5. Data statistik belum cukup membuktikan niat atau kebijakan tersembunyi

Fakta bahwa angka aborsi di Rumah Sakit Woongsan 91% lebih rendah dibanding rumah sakit lain memang mencurigakan. Di samping itu, Woongsan Grup diketahui secara aktif berdonasi untuk menyubang kegiatan anti aborsi menimbulkan asumsi bahwa memang pencegahan aborsi emmang disengaja di lembaga tersebut.
Namun, kembali lagi, bahwa semua ini hanyalah dugaan semata, data statistik saja belum cukup untuk membuktikan adanya niat, kebijakan terselubung, atau kepentingan tertentu.
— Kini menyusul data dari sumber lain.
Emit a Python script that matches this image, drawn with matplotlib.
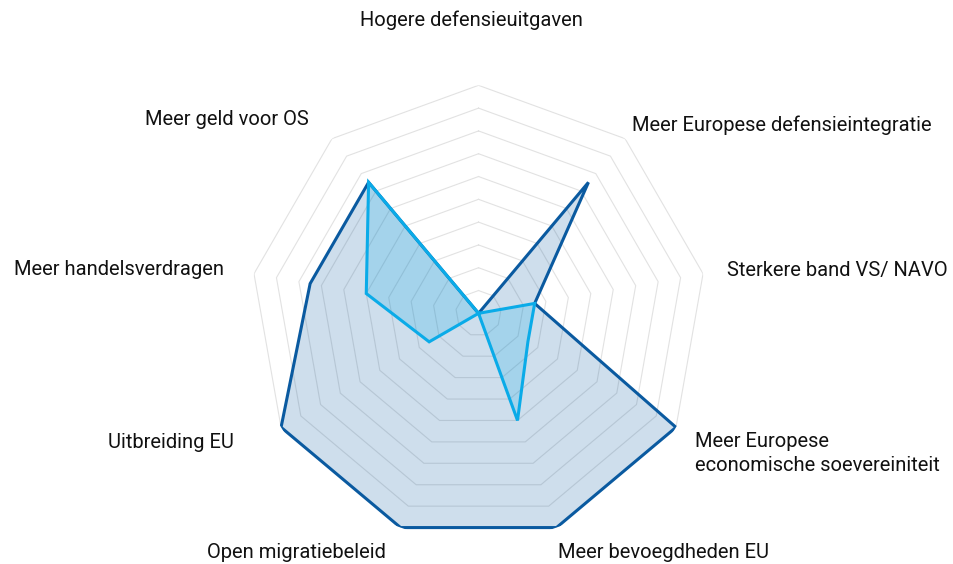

Tanpa dokumen internal, kesaksian orang dalam, atau bukti kebijakan tertulis, pengadilan tidak bisa mengaitkan pola tersebut secara langsung dengan kasus Kim Gang Hun.
Gugatan kasus Kim Gang Hun gagal bukan karena penderitaannya dianggap sepele, melainkan karena hukum memiliki batas yang tidak selalu mampu menjangkau keadilan manusiawi. Di ruang sidang, empati harus tunduk pada bukti, dan prinsip besar sering kali mengalahkan kisah individu. Namun, tim Pro Bono tidak berhenti di titik ini. Kekalahan ini justru membuka pertanyaan yang lebih besar, jika hukum tidak bisa menjawab penderitaan seperti ini, lalu siapa yang seharusnya bertanggung jawab?